Graveyard, Ballymaghroe, Co. Wicklow
Co. Wicklow |
Burial Grounds
What catches the eye at this small graveyard in County Wicklow is not the 18th and 19th century headstones, conventional enough in their inscriptions and weathered granite, but the shape of the place itself.
The enclosure is circular, roughly 45 metres across, bounded by an earthen and stone bank that rises to nearly two metres in places. That form is a strong indicator of early Christian or even pre-Christian origins. Circular enclosures of this kind, known in Irish archaeology as cashels or ringforts depending on their construction, were frequently reused as burial grounds long after their original purpose had been forgotten.
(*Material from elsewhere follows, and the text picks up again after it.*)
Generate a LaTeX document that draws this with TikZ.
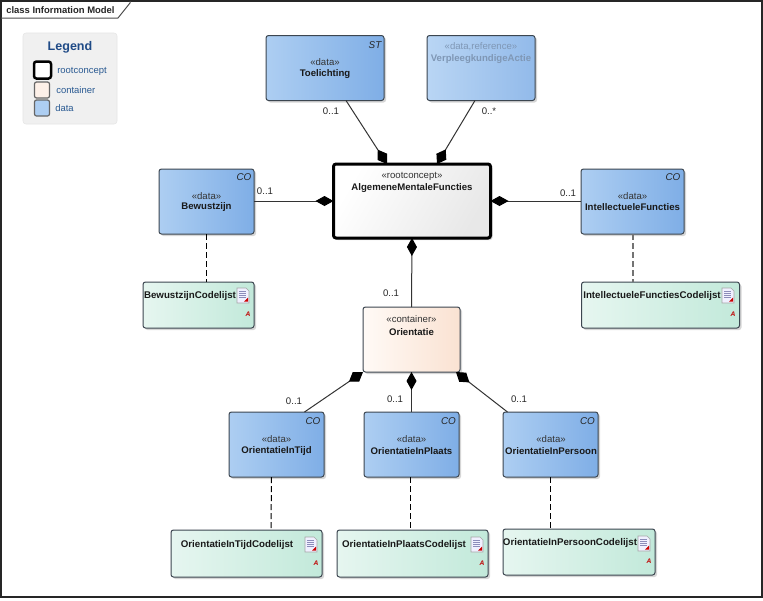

The entrance here is particularly fine: a stone-lined, partly cobbled passage that runs from the road at the north-east through the bank, giving the approach a deliberate, almost ceremonial quality.
The graveyard sits on a gentle south-east facing slope above the valley of a small stream, a positioning that recurs with quiet regularity at early ecclesiastical sites across Ireland, where sheltered, south-facing ground near water seems to have been consistently favoured. Among the later headstones, two small granite slabs stand apart. One is cut in the rough form of a cross; the other has a rounded protrusion on its upper surface. Neither carries the confident lettering of the post-medieval stones around them. Their crudeness and their granite suggest considerable age, possibly early medieval grave markers of the kind found at sites associated with early saints or local monastic communities, though no specific dedication or founding figure is recorded for Ballymaghroe. The presence of these two anomalous stones within a formally bounded, ancient enclosure gives the site a layered quality, centuries of burial practice compressed into a modest hillside field.